- Full name: Conrad Marentius Carlsrud
- Born: 9 February 1884 Kjose, United Kingdoms of Sweden and Norway
- Died: 21 October 1973 (aged 89) Waterbury, Connecticut, US

Gymnastics career
- Discipline: Men's artistic gymnastics
- Country represented: Norway
- Club: Idrettsforeningen Urædd
- Medal record
Men's artistic gymnastics
Representing Norway
Olympic Games
| Silver medal – second place | 1908 London | Team |
Intercalated Games
| Gold medal – first place | 1906 Athens | Team |

= Conrad Carlsrud =

Norwegian gymnast (1884–1973)

Conrad Marentius Carlsrud (9 February 1884 – 21 October 1973) was a Norwegian gymnast and track and field athlete who competed in the 1906 Intercalated Games and in the 1908 Summer Olympics.

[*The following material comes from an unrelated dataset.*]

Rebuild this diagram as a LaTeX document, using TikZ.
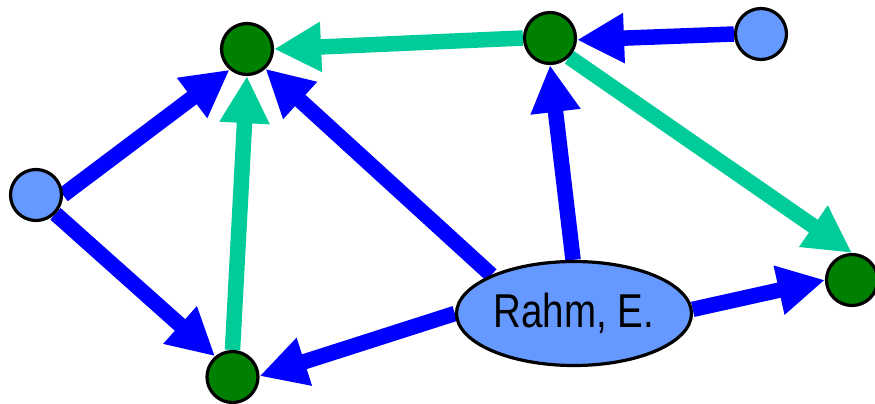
\documentclass[tikz,border=0pt]{standalone}
\usepackage{fontspec}
\setmainfont{Liberation Sans}
\usetikzlibrary{arrows.meta,shapes.geometric,backgrounds}
\definecolor{eblue}{HTML}{0000FF}
\definecolor{eteal}{HTML}{00CC99}
\definecolor{ngreen}{HTML}{008000}
\definecolor{nlight}{HTML}{6699FF}
\tikzset{
  vtx/.style={circle,draw=black,line width=3.2pt,minimum size=51pt,inner sep=0pt},
  gvtx/.style={vtx,fill=ngreen},
  lvtx/.style={vtx,fill=nlight},
  edge/.style={line width=15.5pt,-{Triangle[length=47pt,width=47pt]}},
  bedge/.style={edge,draw=eblue,fill=eblue},
  tedge/.style={edge,draw=eteal,fill=eteal},
}
\begin{document}
\begin{tikzpicture}[x=1pt,y=-1pt]
\useasboundingbox (0,0) rectangle (875,404);
\node[gvtx] (A) at (247,49) {};
\node[gvtx] (B) at (550,38) {};
\node[lvtx] (C) at (761,34) {};
\node[lvtx] (D) at (36,195) {};
\node[gvtx] (E) at (232.5,377) {};
\node[gvtx] (F) at (852,280) {};
\node[ellipse,draw=black,line width=3.2pt,fill=nlight,minimum width=235pt,minimum height=104pt,inner sep=0pt] (r) at (574,313.5)
  {\fontsize{47.5pt}{50pt}\selectfont\scalebox{0.81}[1]{Rahm, E.}};
\begin{scope}[on background layer]
\draw[tedge] (B.west) -- (A.east);
\draw[bedge] (C.west) -- (B.-4);
\draw[tedge] (B.-45) -- (F.north);
\draw[bedge] (D.0) -- (A.230);
\draw[bedge] (D.-44) -- (E.130);
\draw[tedge] (E.north) -- (A.south);
\draw[bedge] (r.155) -- (A.313);
\draw[bedge] (r.91) -- (B.south);
\draw[bedge] (r.180) -- (E.2);
\draw[bedge] (r.2) -- (F.west);
\end{scope}
\end{tikzpicture}
\end{document}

At the 1906 Intercalated Games in Athens, he was a member of the Norwegian gymnastics team, which won the gold medal in the team, Swedish system event. Two years later, he won the silver medal as part of the Norwegian team in the gymnastics team event. His result in the individual competition is unknown.

He also participated in javelin throw. In 1906 he finished eighth in the javelin competition. Two years later he competed in the freestyle javelin event but his result is unknown.